I could add some color as well to this. He was always there. No-transcript Jason never missed the ball game. He might have missed, like the first part, when I hit my first home run in high school, but he was two minutes late. That was more traffic. He was always there.

Speaker 2:

It was your mother.

Speaker 3:

And I got. I had the beautiful opportunity to be recruited by several D1 schools, and the only reason was because I could call dad at noon and be like dad, it's time for ball practice and we would go practice for hours and then he could go back, and so that was. That was a huge advantage and that's something that I'd plan on doing for my kids Past, that is anytime we were playing a game like Jason, jason talked about how we'd go mo and do different things at the apartments and stuff, and then he would talk about it when we'd play cash flow or we'd play Monopoly. He would make sure to take a moment to point out hey, this is what's going on here.

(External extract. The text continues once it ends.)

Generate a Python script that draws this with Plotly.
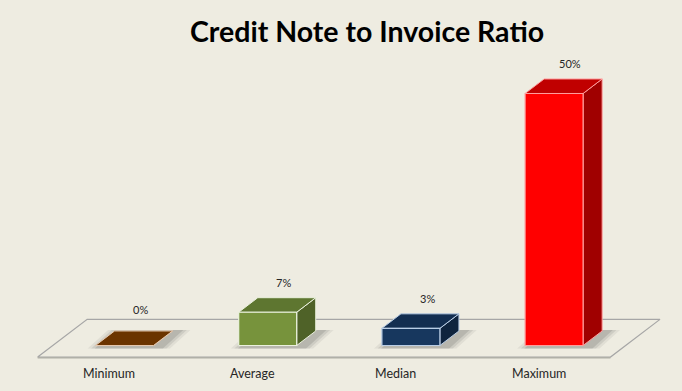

Hey, look at this and draw the connections for us.

Speaker 3:

And it wasn't until much later until those connections really started to become real. I was like, okay, now, how exactly do I do that? But it was that foundation of the constant hints. The podcast that I often listen to talks a lot about success. There's no roadmap to success. It only leaves clues, and so you got to pay attention, and I would say that Jason did very well at that.

Speaker 1:

I love that. I love that. I just want to say thank you to the Jason and Scott for sharing some time with us today, sharing how to create an entrepreneurial mindset in the family and also just navigating. I know that's something natural conflict that comes when you merge two different cultures, right. So thank you so much for Scott and Jason for coming on and sharing your life's experience with us. Thank you, thank you.